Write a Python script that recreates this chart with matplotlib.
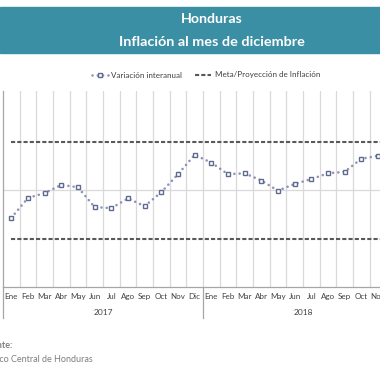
import numpy as np
import matplotlib
matplotlib.use("Agg")
import matplotlib.pyplot as plt
from matplotlib.lines import Line2D

plt.rcParams['font.family'] = ['Lato', 'DejaVu Sans']

meses = ["Ene", "Feb", "Mar", "Abr", "May", "Jun", "Jul", "Ago", "Sep", "Oct", "Nov", "Dic"]
anios = ["2017", "2018"]
# variacion interanual (%), Ene 2017 - Nov 2018
inflacion = [3.43, 3.84, 3.94, 4.11, 4.06, 3.65, 3.63, 3.83, 3.67, 3.96, 4.33, 4.73,
             4.57, 4.33, 4.35, 4.20, 3.99, 4.13, 4.23, 4.35, 4.38, 4.65, 4.71]
meta_sup = [5.0] * 24
meta_inf = [3.0] * 24

W = 380
fig = plt.figure(figsize=(3.8, 3.8), dpi=100)

# banda del titulo
fig.patches.append(plt.Rectangle((0, 1 - 53 / W), 1, 46 / W, transform=fig.transFigure,
                                 color='#3b8fa4', zorder=0))
fig.text(212 / W, 1 - 19 / W, "Honduras", ha='center', va='center', color='white',
         fontsize=10.2, fontweight='bold')
fig.text(212 / W, 1 - 42 / W, "Inflación al mes de diciembre", ha='center', va='center',
         color='white', fontsize=10.4, fontweight='bold')

ax = fig.add_axes([3 / W, 93 / W, 400 / W, 196 / W])
n = len(meses) * len(anios)
xs = np.arange(n)

estilo_serie = dict(color='#9092b6', lw=1.9, linestyle=(0, (0.01, 2.0)), dash_capstyle='round',
                    marker='s', ms=3.4, mfc='white', mec='#5d6b8e', mew=1.0)

ax.plot(xs, meta_sup, color='#595959', lw=1.5, linestyle=(0, (2, 1)), zorder=2)
ax.plot(xs, meta_inf, color='#595959', lw=1.5, linestyle=(0, (2, 1)), zorder=2)
ax.plot(xs[:len(inflacion)], inflacion, zorder=3, **estilo_serie)

ax.set_xlim(-0.5, n - 0.5)
ax.set_ylim(2, 6.05)
for b in np.arange(0.5, n, 1):
    ax.axvline(b, color='#d9d9d9', lw=0.9, zorder=1)
ax.axhline(4, color='#d9d9d9', lw=0.9, zorder=1)

for s in ['top', 'right']:
    ax.spines[s].set_visible(False)
ax.spines['left'].set_color('#a6a6a6')
ax.spines['left'].set_linewidth(0.9)
ax.spines['bottom'].set_color('#a6a6a6')
ax.spines['bottom'].set_linewidth(0.9)
ax.set_yticks([])
ax.set_xticks(xs)
ax.set_xticklabels(meses * len(anios), fontsize=5.8, color='#404040')
ax.tick_params(axis='x', length=0, pad=4)

# separadores de grupo y etiquetas de anio
for k in range(len(anios) + 1):
    xb = k * len(meses) - 0.5
    ax.add_line(Line2D([xb, xb], [0.0, -0.16], transform=ax.get_xaxis_transform(),
                       color='#a6a6a6', lw=0.9, clip_on=False))
for k, a in enumerate(anios):
    ax.text(k * len(meses) + 5.5, -0.13, a, transform=ax.get_xaxis_transform(),
            ha='center', va='center', fontsize=6, color='#404040')

handles = [Line2D([], [], **estilo_serie),
           Line2D([], [], color='#595959', lw=1.5, linestyle=(0, (2, 1)))]
fig.legend(handles, ["Variación interanual", "Meta/Proyección de Inflación"],
           loc='center', bbox_to_anchor=(206 / W, 1 - 75 / W), ncol=2, frameon=False,
           fontsize=5.8, handlelength=2.0, columnspacing=1.6, handletextpad=0.4,
           labelcolor='#404040')

fig.text(13 / W, 1 - 345 / W, "Fuente:", ha='right', va='center', fontsize=6.5,
         color='#7f7f7f', fontweight='bold')
fig.text(93 / W, 1 - 359 / W, "Banco Central de Honduras", ha='right', va='center',
         fontsize=6.5, color='#7f7f7f')

fig.savefig("out.png", dpi=100)
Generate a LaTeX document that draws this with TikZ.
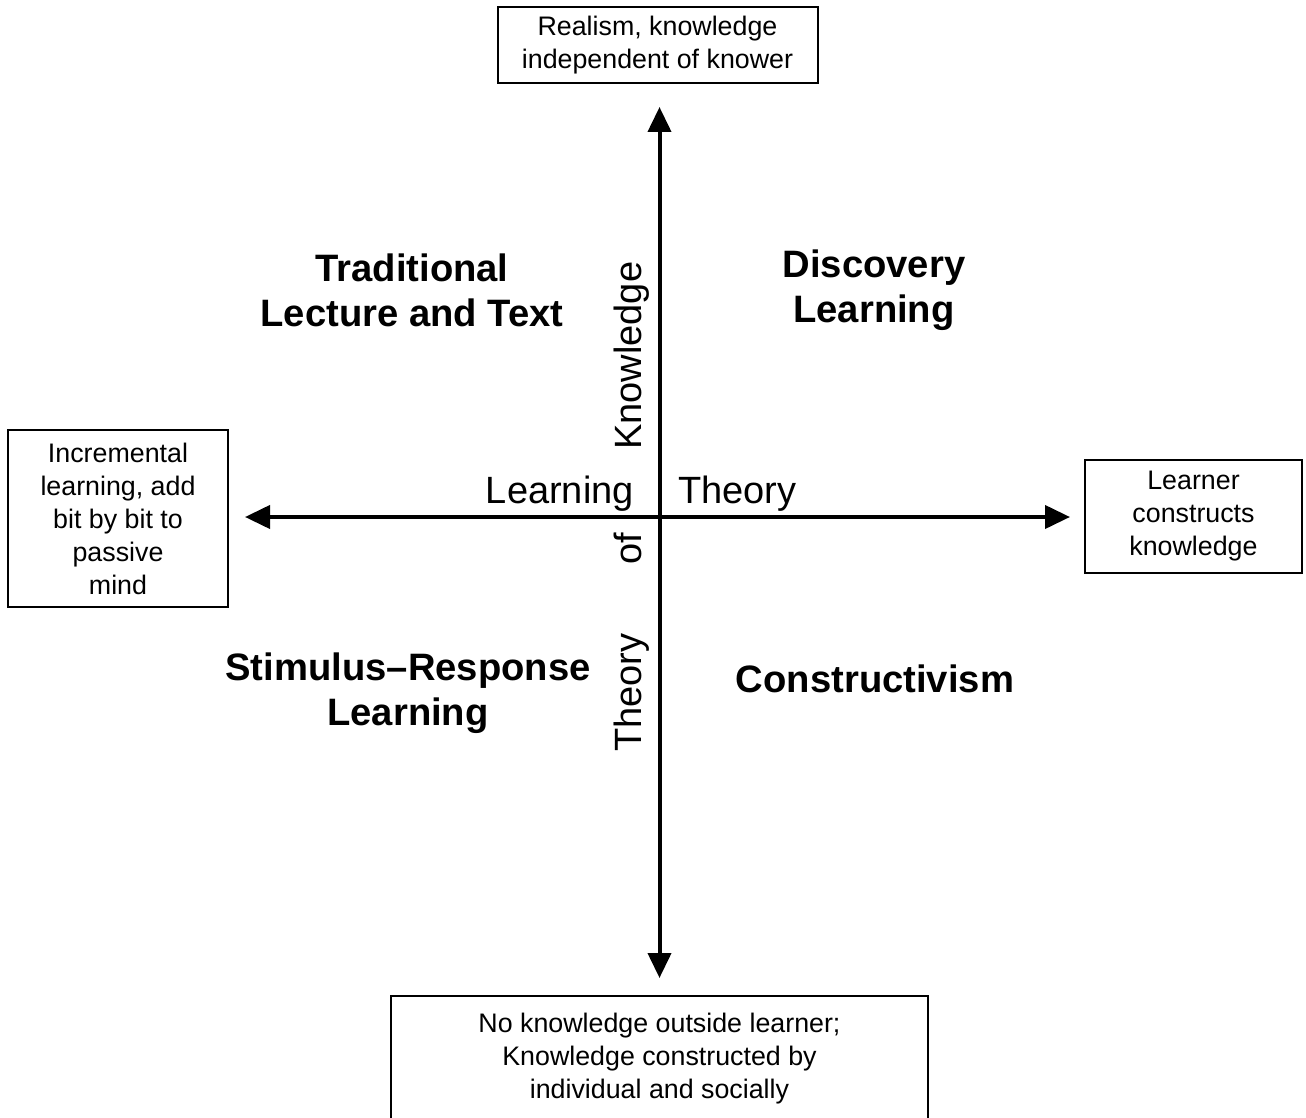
\documentclass[tikz,border=0pt]{standalone}
\usepackage{fontspec}
\setmainfont{Liberation Sans}
\usetikzlibrary{arrows.meta}
\begin{document}
\begin{tikzpicture}[x=1pt,y=-1pt,
  box/.style={draw, line width=2pt, inner sep=0pt, align=center,
    font=\fontsize{26.8}{33}\selectfont},
  quad/.style={inner sep=0pt, align=center,
    font=\fontsize{38.2}{45}\selectfont\bfseries},
  axislabel/.style={inner sep=0pt, font=\fontsize{38}{45}\selectfont},
  axis/.style={line width=4pt,
    {Triangle[length=25pt,width=23pt]}-{Triangle[length=25pt,width=23pt]}}]
\useasboundingbox (0,0) rectangle (1306,1118);
\fill[white] (0,0) rectangle (1306,1118);

% end-point boxes of the two axes
\node[box, minimum width=320pt, minimum height=76pt] (top) at (657.5,45)
  {Realism, knowledge\\independent of knower};
\node[box, minimum width=220pt, minimum height=177pt] (left) at (118,518.5)
  {Incremental\\learning, add\\bit by bit to\\passive\\mind};
\node[box, minimum width=217pt, minimum height=113pt] (right) at (1193.5,516.5)
  {Learner\\constructs\\knowledge};
\node[box, minimum width=537pt, minimum height=126pt] (bottom) at (659.5,1059)
  {No knowledge outside learner;\\Knowledge constructed by\\individual and socially};

% origin of the axes
\coordinate (O) at (659.5,517);

% axes
\draw[axis, shorten <=23pt, shorten >=17pt] (top.south -| O) -- (bottom.north -| O);
\draw[axis, shorten <=16pt, shorten >=14pt] (left.east |- O) -- (right.west |- O);

% quadrant labels
\node[quad] (trad) at (412,290) {Traditional\\Lecture and Text};
\node[quad] (disc) at (874,290.5) {Discovery\\Learning};
\node[quad] (sr) at (408,693) {Stimulus–Response\\Learning};
\node[quad, anchor=base] (cons) at (875,692) {Constructivism};

% axis titles
\node[axislabel, anchor=base east] (learnh) at (634,503) {Learning};
\node[axislabel, anchor=base west] (theoryh) at (678,503) {Theory};
\node[axislabel, rotate=90, anchor=base west] (knowv) at (641,450) {Knowledge};
\node[axislabel, rotate=90, anchor=base west] (ofv) at (641,565) {of};
\node[axislabel, rotate=90, anchor=base west] (theoryv) at (641,752) {Theory};
\end{tikzpicture}
\end{document}
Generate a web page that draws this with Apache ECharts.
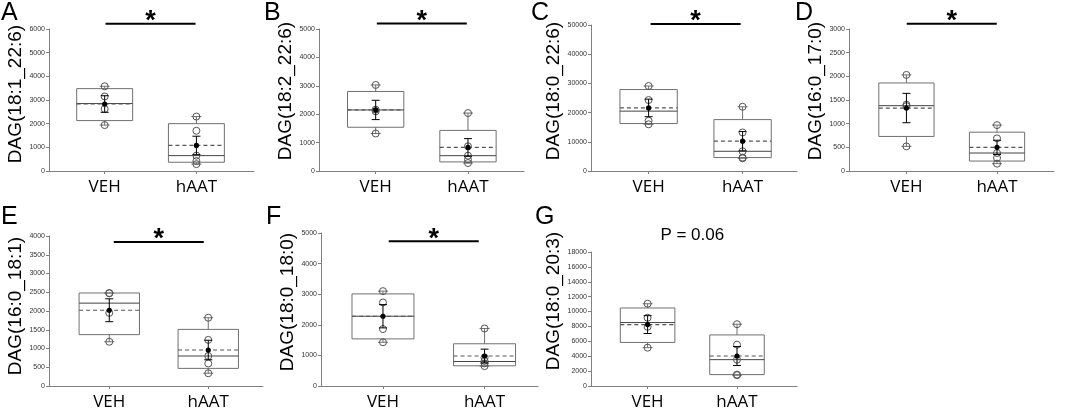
<!DOCTYPE html>
<html>
<head>
<meta charset="utf-8">
<title>DAG species, VEH vs hAAT</title>
<script src="https://cdn.jsdelivr.net/npm/echarts@6.0.0/dist/echarts.min.js"></script>
<style>
  html, body { margin: 0; padding: 0; background: #fff; }
  #main { width: 1065px; height: 411px; }
</style>
</head>
<body>
<div id="main"></div>
<script>
// ---- data ----
var panelLetters = ['A', 'B', 'C', 'D', 'E', 'F', 'G'];
var yTitles = ['DAG(18:1_22:6)', 'DAG(18:2_22:6)', 'DAG(18:0_22:6)', 'DAG(16:0_17:0)',
               'DAG(16:0_18:1)', 'DAG(18:0_18:0)', 'DAG(18:0_20:3)'];
var groups = ['VEH', 'hAAT'];
var yMax = [6000, 5000, 50000, 3000, 4000, 5000, 18000];
var yStep = [1000, 1000, 10000, 500, 500, 1000, 2000];
var sigLabels = ['*', '*', '*', '*', '*', '*', 'P = 0.06'];
var sigLevel = [6220, 5190, 50340, 3110, 3840, 4730, 20200];

// individual values
var vehPoints = [
    [3580, 3150, 2620, 1940],
    [3030, 2160, 2100, 1320],
    [29100, 24300, 17200, 16000],
    [2030, 1400, 1370, 520],
    [2480, 2470, 1950, 1180],
    [3100, 2730, 1860, 1430],
    [11050, 9170, 7950, 5150]
];
var haatPoints = [
    [2300, 1700, 650, 420, 290],
    [2040, 870, 540, 400, 280],
    [22000, 13200, 6750, 4600, 4350],
    [970, 690, 380, 275, 155],
    [1820, 1230, 800, 600, 340],
    [1880, 930, 820, 740, 650],
    [8300, 5550, 3540, 1530, 1450]
];
// box: [25th pct, median, 75th pct]
var vehBox = [
    [2130, 2850, 3480],
    [1540, 2150, 2800],
    [16250, 20500, 27900],
    [730, 1380, 1860],
    [1370, 2210, 2480],
    [1540, 2280, 3010],
    [5850, 8520, 10480]
];
var haatBox = [
    [370, 650, 2000],
    [320, 540, 1430],
    [4600, 6750, 17600],
    [210, 380, 820],
    [470, 800, 1510],
    [660, 800, 1380],
    [1530, 3540, 6860]
];
var vehMean = [2830, 2150, 21600, 1330, 2020, 2280, 8250];
var haatMean = [1080, 830, 10200, 500, 960, 980, 4030];
var vehSem = [350, 340, 3000, 310, 305, 380, 1200];
var haatSem = [390, 310, 3300, 150, 260, 225, 1270];

// ---- layout ----
var grids = [
    {left: 49, top: 29, width: 205, height: 142},
    {left: 319, top: 29, width: 205, height: 142},
    {left: 591, top: 25, width: 206, height: 146},
    {left: 849, top: 29, width: 205, height: 142},
    {left: 49, top: 236, width: 214, height: 152},
    {left: 321, top: 233, width: 217, height: 157},
    {left: 591, top: 252, width: 206, height: 137}
];
var xRange = [
    [-0.607, 1.628], [-0.614, 1.607], [-0.613, 1.579], [-0.634, 1.629],
    [-0.609, 1.553], [-0.610, 1.526], [-0.633, 1.671]
];
var titleShift = [12, 18, 14, 18, 10, 15, 36];
var letterPos = [[1, 1], [264, 1], [531, 1], [795, 1], [1, 205], [266, 205], [535, 205]];

var axisGray = '#808080';
var boxGray = '#707070';

function boxRenderer(p) {
    return function (params, api) {
        var g = api.value(0);
        var box = g === 0 ? vehBox[p] : haatBox[p];
        var pts = g === 0 ? vehPoints[p] : haatPoints[p];
        var mean = g === 0 ? vehMean[p] : haatMean[p];
        var sem = g === 0 ? vehSem[p] : haatSem[p];
        var lo = Math.min.apply(null, pts);
        var hi = Math.max.apply(null, pts);

        var x = api.coord([g, 0])[0];
        var half = api.size([0.305, 0])[0];
        var yq1 = api.coord([g, box[0]])[1];
        var ymed = api.coord([g, box[1]])[1];
        var yq3 = api.coord([g, box[2]])[1];
        var ymean = api.coord([g, mean])[1];
        var ylo = api.coord([g, lo])[1];
        var yhi = api.coord([g, hi])[1];
        var ysHi = api.coord([g, mean + sem])[1];
        var ysLo = api.coord([g, mean - sem])[1];

        var line = function (x1, y1, x2, y2, style) {
            return {type: 'line', shape: {x1: x1, y1: y1, x2: x2, y2: y2}, style: style};
        };
        var grayLine = {stroke: boxGray, lineWidth: 1};
        var blackLine = {stroke: '#000', lineWidth: 1};

        var children = [
            {type: 'rect', shape: {x: x - half, y: yq3, width: half * 2, height: yq1 - yq3},
             style: {stroke: boxGray, fill: 'none', lineWidth: 1}},
            line(x - half, ymed, x + half, ymed, {stroke: '#444', lineWidth: 1}),
            line(x - half, ymean, x + half, ymean, {stroke: '#555', lineWidth: 1.2, lineDash: [4, 3]}),
            line(x, yq3, x, yhi, grayLine),
            line(x, yq1, x, ylo, grayLine),
            line(x - 5, yhi, x + 5, yhi, grayLine),
            line(x - 5, ylo, x + 5, ylo, grayLine)
        ];
        pts.forEach(function (v) {
            children.push({type: 'circle', shape: {cx: x, cy: api.coord([g, v])[1], r: 3.5},
                           style: {stroke: '#555', fill: 'none', lineWidth: 1}});
        });
        children.push(line(x, ysHi, x, ysLo, blackLine));
        children.push(line(x - 4, ysHi, x + 4, ysHi, blackLine));
        children.push(line(x - 4, ysLo, x + 4, ysLo, blackLine));
        children.push({type: 'circle', shape: {cx: x, cy: ymean, r: 2.6}, style: {fill: '#000'}});
        return {type: 'group', children: children};
    };
}

function sigRenderer(p) {
    return function (params, api) {
        var c = api.coord([0.5, sigLevel[p]]);
        if (sigLabels[p] === '*') {
            return {type: 'group', children: [
                {type: 'line', shape: {x1: c[0] - 45, y1: c[1], x2: c[0] + 45, y2: c[1]},
                 style: {stroke: '#000', lineWidth: 2}},
                {type: 'text', x: c[0], y: c[1] - 2,
                 style: {text: '*', fontSize: 27, fontWeight: 'bold', fontFamily: 'Liberation Sans',
                         fill: '#000', align: 'center', verticalAlign: 'middle'}}
            ]};
        }
        return {type: 'text', x: c[0], y: c[1],
                style: {text: sigLabels[p], fontSize: 17, fontFamily: 'Liberation Sans', fill: '#000',
                        align: 'center', verticalAlign: 'middle'}};
    };
}

var xAxes = [], yAxes = [], series = [], graphics = [];
panelLetters.forEach(function (letter, i) {
    xAxes.push({
        gridIndex: i, type: 'value', min: xRange[i][0], max: xRange[i][1],
        axisLine: {show: true, onZero: false, lineStyle: {color: axisGray, width: 1}},
        axisTick: {show: true, customValues: [0, 1], length: 3, lineStyle: {color: axisGray}},
        axisLabel: {
            customValues: [0, 1],
            formatter: function (v) { return groups[Math.round(v)]; },
            fontSize: 17, fontFamily: 'Open Sans', color: '#000', margin: 8
        },
        splitLine: {show: false}
    });
    yAxes.push({
        gridIndex: i, type: 'value', min: 0, max: yMax[i], interval: yStep[i],
        name: yTitles[i], nameLocation: 'middle', nameGap: 24,
        nameTextStyle: {fontSize: 19, fontFamily: 'Liberation Sans', color: '#000',
                        padding: [0, 0, 0, titleShift[i]]},
        axisLine: {show: true, onZero: false, lineStyle: {color: axisGray, width: 1}},
        axisTick: {show: true, length: 3, lineStyle: {color: axisGray}},
        axisLabel: {fontSize: 7, fontFamily: 'Liberation Sans', color: '#333', margin: 4,
                    formatter: function (v) { return String(v); }},
        splitLine: {show: false}
    });
    series.push({
        type: 'custom', xAxisIndex: i, yAxisIndex: i,
        renderItem: boxRenderer(i), data: [[0], [1]], clip: false
    });
    series.push({
        type: 'custom', xAxisIndex: i, yAxisIndex: i,
        renderItem: sigRenderer(i), data: [[0]], clip: false
    });
    graphics.push({
        type: 'text', x: letterPos[i][0], y: letterPos[i][1],
        style: {text: letter, fontSize: 25, fontFamily: 'Liberation Sans', fill: '#000',
                align: 'left', verticalAlign: 'top'}
    });
});

var chart = echarts.init(document.getElementById('main'));
chart.setOption({
    animation: false,
    backgroundColor: '#fff',
    grid: grids,
    xAxis: xAxes,
    yAxis: yAxes,
    series: series,
    graphic: graphics
});
</script>
</body>
</html>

--------------------------------

> **Challenge**
How many lines of the listing include the string "Generate"? Answer with the number alone.

> **Response to the task**
2